Find the string "this" and gather every line that holds it.

Input data:

..............................

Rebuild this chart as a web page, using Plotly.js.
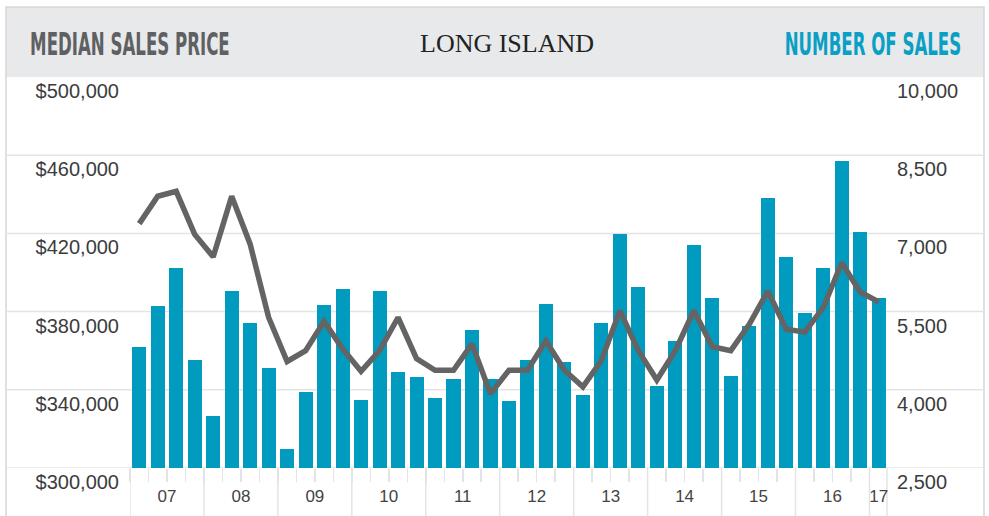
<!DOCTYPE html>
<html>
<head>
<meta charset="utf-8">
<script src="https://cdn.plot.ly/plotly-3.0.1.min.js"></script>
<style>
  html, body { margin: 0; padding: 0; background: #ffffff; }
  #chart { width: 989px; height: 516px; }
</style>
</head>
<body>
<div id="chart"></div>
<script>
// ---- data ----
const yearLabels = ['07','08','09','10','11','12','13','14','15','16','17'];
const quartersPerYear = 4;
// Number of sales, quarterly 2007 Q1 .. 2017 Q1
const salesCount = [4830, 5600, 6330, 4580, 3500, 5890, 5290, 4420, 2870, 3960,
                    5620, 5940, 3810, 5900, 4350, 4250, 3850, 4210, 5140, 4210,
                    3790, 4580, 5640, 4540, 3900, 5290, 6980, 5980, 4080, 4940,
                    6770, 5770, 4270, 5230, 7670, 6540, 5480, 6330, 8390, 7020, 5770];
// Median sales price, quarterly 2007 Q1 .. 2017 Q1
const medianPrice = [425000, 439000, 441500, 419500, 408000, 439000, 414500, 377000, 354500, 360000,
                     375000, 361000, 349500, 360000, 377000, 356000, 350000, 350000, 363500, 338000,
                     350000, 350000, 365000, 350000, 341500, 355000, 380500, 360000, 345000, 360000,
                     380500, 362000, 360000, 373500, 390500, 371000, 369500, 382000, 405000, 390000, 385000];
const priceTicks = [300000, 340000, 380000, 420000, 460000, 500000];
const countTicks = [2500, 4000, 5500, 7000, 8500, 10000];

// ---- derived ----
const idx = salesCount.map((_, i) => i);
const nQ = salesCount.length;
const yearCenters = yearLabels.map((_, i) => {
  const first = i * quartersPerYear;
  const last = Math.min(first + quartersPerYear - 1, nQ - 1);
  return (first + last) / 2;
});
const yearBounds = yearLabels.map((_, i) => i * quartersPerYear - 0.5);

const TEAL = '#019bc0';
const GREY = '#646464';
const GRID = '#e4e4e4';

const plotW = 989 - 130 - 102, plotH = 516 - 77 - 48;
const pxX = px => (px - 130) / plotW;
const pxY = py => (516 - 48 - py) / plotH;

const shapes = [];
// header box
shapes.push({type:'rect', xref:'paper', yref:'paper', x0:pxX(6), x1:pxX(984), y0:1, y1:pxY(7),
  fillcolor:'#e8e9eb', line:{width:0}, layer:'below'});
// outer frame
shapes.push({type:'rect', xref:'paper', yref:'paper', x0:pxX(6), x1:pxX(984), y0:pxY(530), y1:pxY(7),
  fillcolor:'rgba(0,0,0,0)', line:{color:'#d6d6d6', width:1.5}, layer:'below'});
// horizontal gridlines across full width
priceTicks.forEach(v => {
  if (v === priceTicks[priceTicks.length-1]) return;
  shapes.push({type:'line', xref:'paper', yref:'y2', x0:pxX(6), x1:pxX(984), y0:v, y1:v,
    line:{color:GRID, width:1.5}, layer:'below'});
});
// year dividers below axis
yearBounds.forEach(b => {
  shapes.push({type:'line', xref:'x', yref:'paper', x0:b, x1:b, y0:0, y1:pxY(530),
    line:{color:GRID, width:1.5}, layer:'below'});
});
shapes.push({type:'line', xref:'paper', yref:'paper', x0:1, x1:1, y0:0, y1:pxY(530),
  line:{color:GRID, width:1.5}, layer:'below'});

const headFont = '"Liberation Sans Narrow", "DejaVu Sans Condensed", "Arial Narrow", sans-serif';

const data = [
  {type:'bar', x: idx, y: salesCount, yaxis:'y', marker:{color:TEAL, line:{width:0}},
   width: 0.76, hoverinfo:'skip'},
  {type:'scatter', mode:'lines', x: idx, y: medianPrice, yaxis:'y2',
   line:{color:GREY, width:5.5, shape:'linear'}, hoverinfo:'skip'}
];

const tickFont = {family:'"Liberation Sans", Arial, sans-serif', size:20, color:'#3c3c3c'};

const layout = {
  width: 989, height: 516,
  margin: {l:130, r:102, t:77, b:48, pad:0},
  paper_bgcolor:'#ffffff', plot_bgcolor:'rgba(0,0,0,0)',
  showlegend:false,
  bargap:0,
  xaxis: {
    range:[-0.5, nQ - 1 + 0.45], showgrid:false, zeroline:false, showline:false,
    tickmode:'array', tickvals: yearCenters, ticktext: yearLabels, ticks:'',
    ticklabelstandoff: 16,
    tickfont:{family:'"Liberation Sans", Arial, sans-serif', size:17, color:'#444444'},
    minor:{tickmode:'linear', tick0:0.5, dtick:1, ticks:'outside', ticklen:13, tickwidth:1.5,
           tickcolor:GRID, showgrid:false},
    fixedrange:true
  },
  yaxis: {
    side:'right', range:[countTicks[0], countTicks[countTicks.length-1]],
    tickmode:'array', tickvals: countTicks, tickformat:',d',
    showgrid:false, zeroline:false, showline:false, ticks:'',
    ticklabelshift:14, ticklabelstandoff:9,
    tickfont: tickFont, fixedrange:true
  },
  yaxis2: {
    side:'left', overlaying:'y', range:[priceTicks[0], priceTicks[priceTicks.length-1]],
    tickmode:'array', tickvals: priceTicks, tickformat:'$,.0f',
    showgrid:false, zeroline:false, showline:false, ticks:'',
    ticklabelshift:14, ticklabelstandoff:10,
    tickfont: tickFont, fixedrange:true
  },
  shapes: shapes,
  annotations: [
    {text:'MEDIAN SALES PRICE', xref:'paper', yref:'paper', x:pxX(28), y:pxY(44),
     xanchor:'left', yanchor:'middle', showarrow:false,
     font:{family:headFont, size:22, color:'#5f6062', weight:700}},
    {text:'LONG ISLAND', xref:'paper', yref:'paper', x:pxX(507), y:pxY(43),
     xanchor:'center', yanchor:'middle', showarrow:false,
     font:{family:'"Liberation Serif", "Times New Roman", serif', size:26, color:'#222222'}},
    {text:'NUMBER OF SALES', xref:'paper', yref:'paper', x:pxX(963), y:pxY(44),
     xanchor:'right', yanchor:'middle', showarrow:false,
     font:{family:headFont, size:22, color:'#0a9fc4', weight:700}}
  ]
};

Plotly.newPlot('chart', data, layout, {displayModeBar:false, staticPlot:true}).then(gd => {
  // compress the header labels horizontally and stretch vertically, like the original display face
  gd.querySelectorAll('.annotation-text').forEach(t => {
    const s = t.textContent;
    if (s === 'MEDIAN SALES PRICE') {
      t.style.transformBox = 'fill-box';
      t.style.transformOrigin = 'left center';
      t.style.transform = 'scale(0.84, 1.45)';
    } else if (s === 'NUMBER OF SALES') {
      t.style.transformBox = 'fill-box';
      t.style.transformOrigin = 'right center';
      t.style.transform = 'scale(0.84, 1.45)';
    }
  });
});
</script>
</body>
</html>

..............................

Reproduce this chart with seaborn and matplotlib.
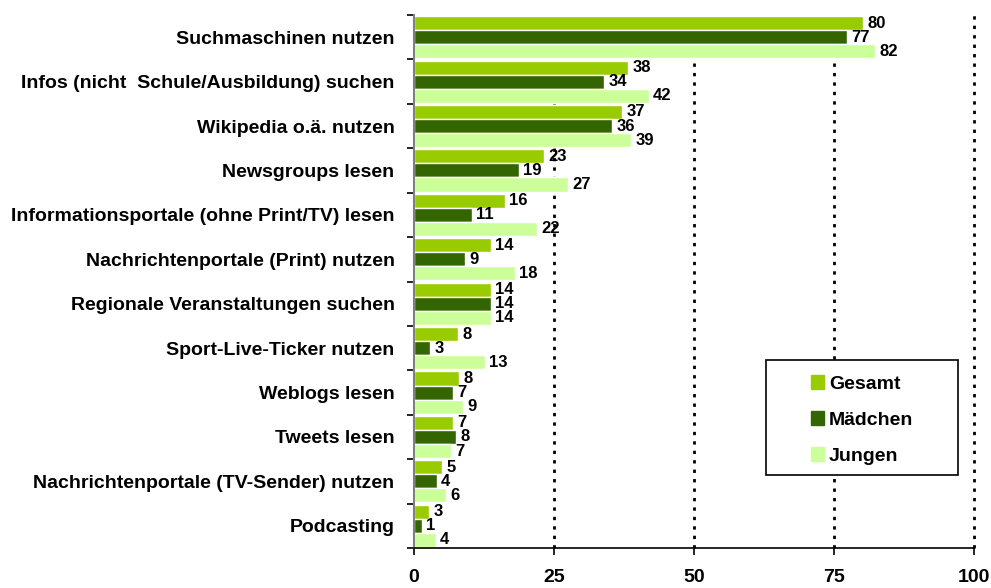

..............................

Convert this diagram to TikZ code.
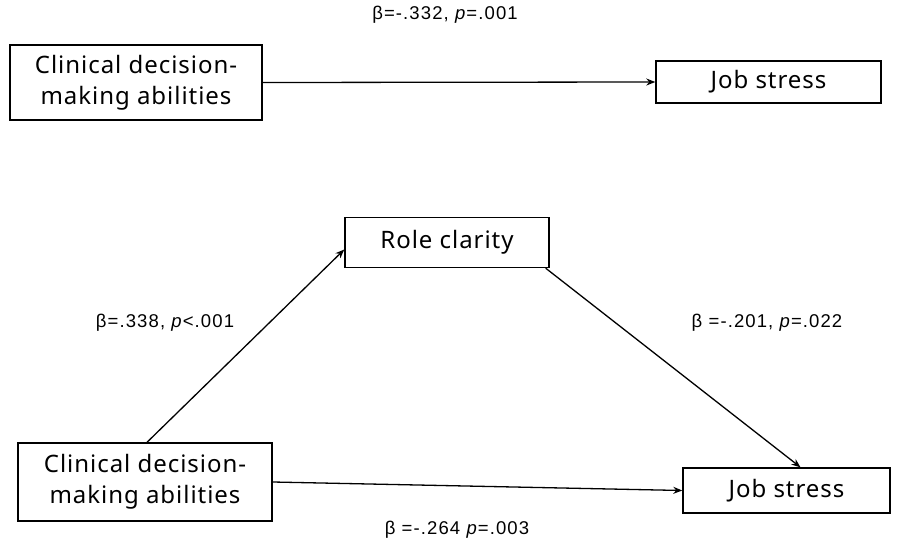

..............................

Answer below:
Rebuild this chart as a web page, using Plotly.js.
Reproduce this chart with seaborn and matplotlib.
Convert this diagram to TikZ code.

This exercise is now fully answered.